Monday, November 14, 2011

China banks may nurse huge losses in extreme case: International Monetary Fund

China's biggest commercial banks face systemic risks if a combination of credit, property, currency and yield curve shocks that could be withstood in isolation were to occur together, the International Monetary Fund warned on Tuesday.
The International Monetary Fund warned Tuesday that China’s banks face growing risks that might hamper growth, adding to concern about the world’s second-largest economy amid Europe’s debt crisis.

The IMF’s comments add to warnings by industry analysts that state-owned banks face a possible rise in bad loans and other problems after a lending boom that helped China rebound quickly from the 2008 global crisis.
But China can contain these dangers by freeing up financial markets to give investors, commercial banks and the central bank greater autonomy from government control, the fund said in its first-ever review of the Chinese financial system.

While not predicting an imminent disaster, the IMF made clear China needs to act quickly because it is vulnerable to destabilising asset bubbles.

"The existing configuration of financial policies fosters high savings, structurally high levels of liquidity, and a high risk of capital misallocation and asset bubbles, particularly in real estate," the IMF said.

The 126-page report, completed in June but published only on Tuesday, contains 29 key recommendations.

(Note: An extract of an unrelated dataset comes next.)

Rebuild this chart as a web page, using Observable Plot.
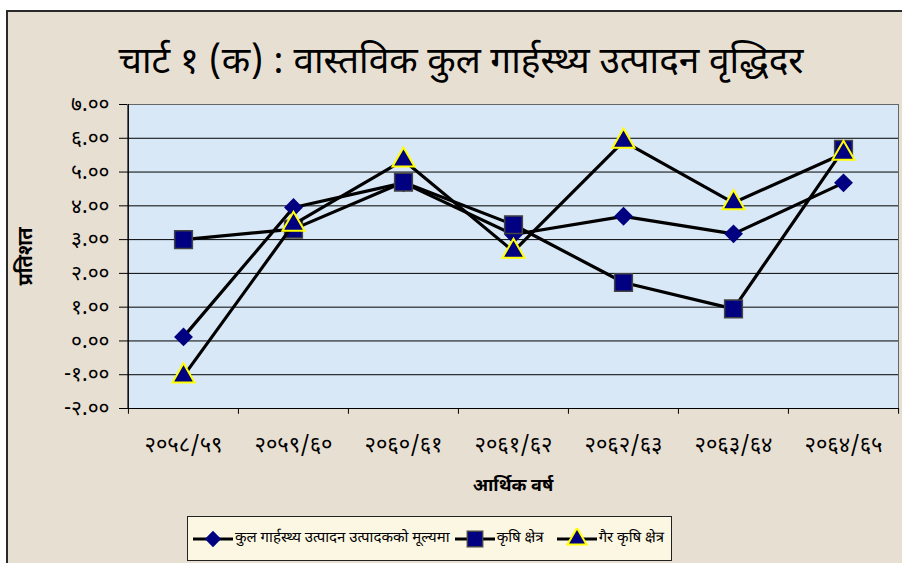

The fund said it ran a stress test on 17 banks that account for 83 percent of China's commercial banking system.

The test, done in collaboration with the Chinese central bank and bank regulator, showed banks' non-performing-loan ratios rose by at least one percentage point for each one-percentage-point drop in gross domestic product.

Under a severe scenario where banks suffer a confluence of shocks, capital adequacy ratios -- or credit safety nets -- of lenders accounting for about a fifth of China's total banking assets fell below the regulatory minimum of 8 percent.

The IMF said the severe scenario assumes annual economic growth of 4 percent; M2 (money supply) growth of around 10 percent; a property price tumble of nearly 26 percent, and a change in deposit and lending rates of 95 basis points.

However, the Chinese government's response on Tuesday to the report suggested Beijing is not rushing to heed the fund's advice.

"We have also noticed that the report contains several points of view that are not sufficiently comprehensive and objective," the People's Bank of China said in a statement published on its website.

"The government's sway over financial markets has already evolved from direct intervention to asserting influence through regulation of financial companies," the central bank said.

It added that China needs to do its own studies to gauge the feasibility of the IMF's recommendations. Banks “appear to be resilient to isolated shocks” such as a fall in real estate prices, exchange rate changes or deterioration in asset quality, the IMF said.

“If several of these risks were to occur at the same time, however, the banking system could be severely impacted,” it said.

The IMF said its ability to assess the full extent of risks was hampered by incomplete data, lack of a sufficiently long financial record and lack of access to confidential data.